For a while this led me to have what I call “silver spoon guilt.”  I didn’t value myself as a person because I wasn’t pulling myself up by the bootstraps.  Anything I accomplished wasn’t really to my credit, I thought.  To be great, you had to survive something tough–that’s always how it goes in books and films. For my life to mean something, I should’ve pushed myself through college from the hard-sweated wages earned in a restaurant or packing house.  I got through to my third year of college before I realized that I didn’t have to be guilty.  My parents worked hard to give me the privilege I grew up with.  They grew up under divorce, alcoholism, and even starvation, and they both wanted to make sure I never would have to experience that.  It should be everyone’s goal to see a better future, a more privileged future, for their children.  Not having to slave for wages allowed me a healthier college experience and a chance to maximize the opportunities available in classes and on campus.  The privilege that I received can and should be passed on to my own children, augmented even.

Some people have parents who can’t/won’t/don’t work to create privilege for their children.  Those of us who can should be willing to step in and fight to get the opportunities down to the people who need them, so that they can provide a brighter future for their children. It’s too late to save the present, but we can try to save the future.  Getting onto a boat from the water is much easier if someone is there to help pull you aboard.  I can be that person to someone else.  The next privilege I can give my children is a fairer, safer world.  Maybe in several generations, if we keep making this effort, today’s privileges will be the future’s norms.
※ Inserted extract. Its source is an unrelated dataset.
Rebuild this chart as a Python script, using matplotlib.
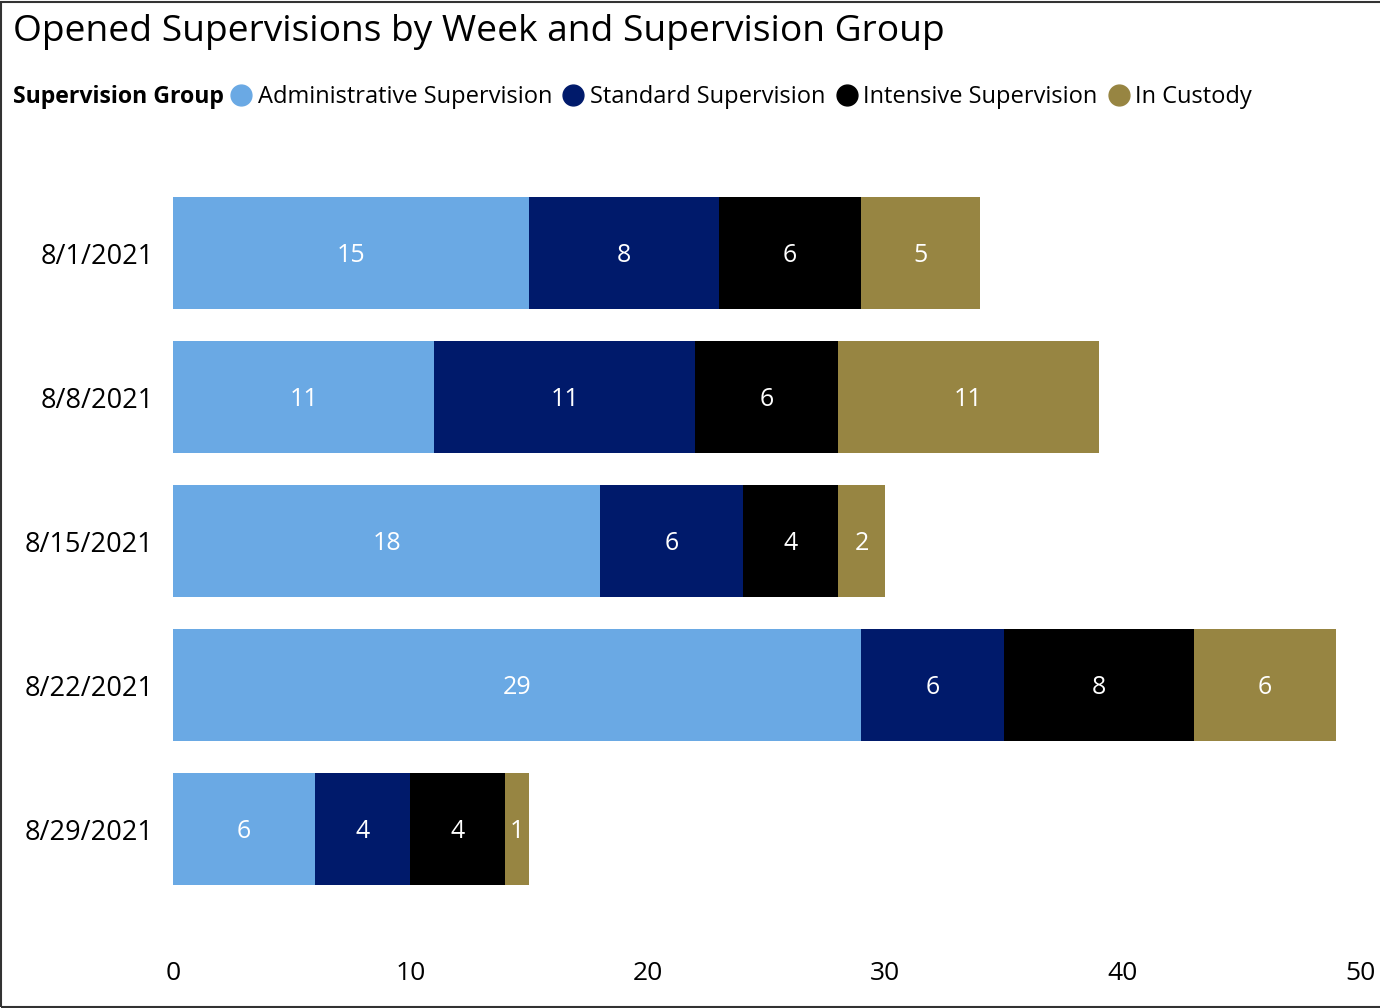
import matplotlib.pyplot as plt
from matplotlib.lines import Line2D
from matplotlib.patches import Rectangle

weeks = ["8/1/2021", "8/8/2021", "8/15/2021", "8/22/2021", "8/29/2021"]
groups = ["Administrative Supervision", "Standard Supervision",
          "Intensive Supervision", "In Custody"]
admin = [15, 11, 18, 29, 6]
standard = [8, 11, 6, 6, 4]
intensive = [6, 6, 4, 8, 4]
custody = [5, 11, 2, 6, 1]
colors = ["#6AA9E4", "#001A6B", "#000000", "#978542"]
xticks = [0, 10, 20, 30, 40, 50]

plt.rcParams['font.family'] = ['Open Sans', 'DejaVu Sans']

fig = plt.figure(figsize=(13.8, 10.08), dpi=100)
ax = fig.add_axes([173 / 1380, 1 - 901 / 1008, (1360 - 173) / 1380, 720 / 1008])

series = [admin, standard, intensive, custody]
ypos = list(range(len(weeks)))
left = [0] * len(weeks)
for vals, col, name in zip(series, colors, groups):
    bars = ax.barh(ypos, vals, left=left, height=0.78, color=col, label=name)
    texts = ax.bar_label(bars, labels=[str(v) for v in vals], label_type='center',
                         color='white', fontsize=18)
    for t in texts:
        t.set_va('center_baseline')
    left = [a + b for a, b in zip(left, vals)]

ax.set_ylim(len(weeks) - 0.5, -0.5)
ax.set_xlim(0, 50)
ax.set_yticks(ypos)
ax.set_yticklabels(weeks, fontsize=19.5)
ax.set_xticks(xticks)
ax.set_xticklabels([str(t) for t in xticks], fontsize=19)
ax.tick_params(axis='both', length=0)
ax.tick_params(axis='x', pad=43)
ax.tick_params(axis='y', pad=14)
for s in ax.spines.values():
    s.set_visible(False)

fig.text(13 / 1380, 1 - 32 / 1008, "Opened Supervisions by Week and Supervision Group",
         fontsize=26.7, va='center', ha='left')
lab = fig.text(13 / 1380, 1 - 97 / 1008, "Supervision Group", fontsize=16.7,
               fontweight='bold', va='center', ha='left')

fig.canvas.draw()
bb = lab.get_window_extent()
x0 = (bb.x1 + 8) / 1380
handles = [Line2D([], [], marker='o', linestyle='', markersize=15, color=c) for c in colors]
fig.legend(handles, groups, loc='center left', bbox_to_anchor=(x0, 1 - 97 / 1008),
           ncol=4, frameon=False, fontsize=17, handletextpad=0.3,
           columnspacing=0.5, borderaxespad=0, borderpad=0, handlelength=0.8)

fig.patches.append(Rectangle((1 / 1380, 1 / 1008), 1.1, 1 - 3 / 1008,
                             transform=fig.transFigure, fill=False,
                             edgecolor='#333333', linewidth=1.5))

fig.savefig("out.png", dpi=100)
At the end of every Privilege Circle, I think there should be some sort of teamwork activity, which puts everyone back on the same footing.  Privilege is an awareness concept, and not a defining personality trait.  In the end it still is our choices that determine who we are, and we have the choice to work together.  No matter what your measured level of privilege is, you are not disqualified from the human race.  There is no Pluto in humanity.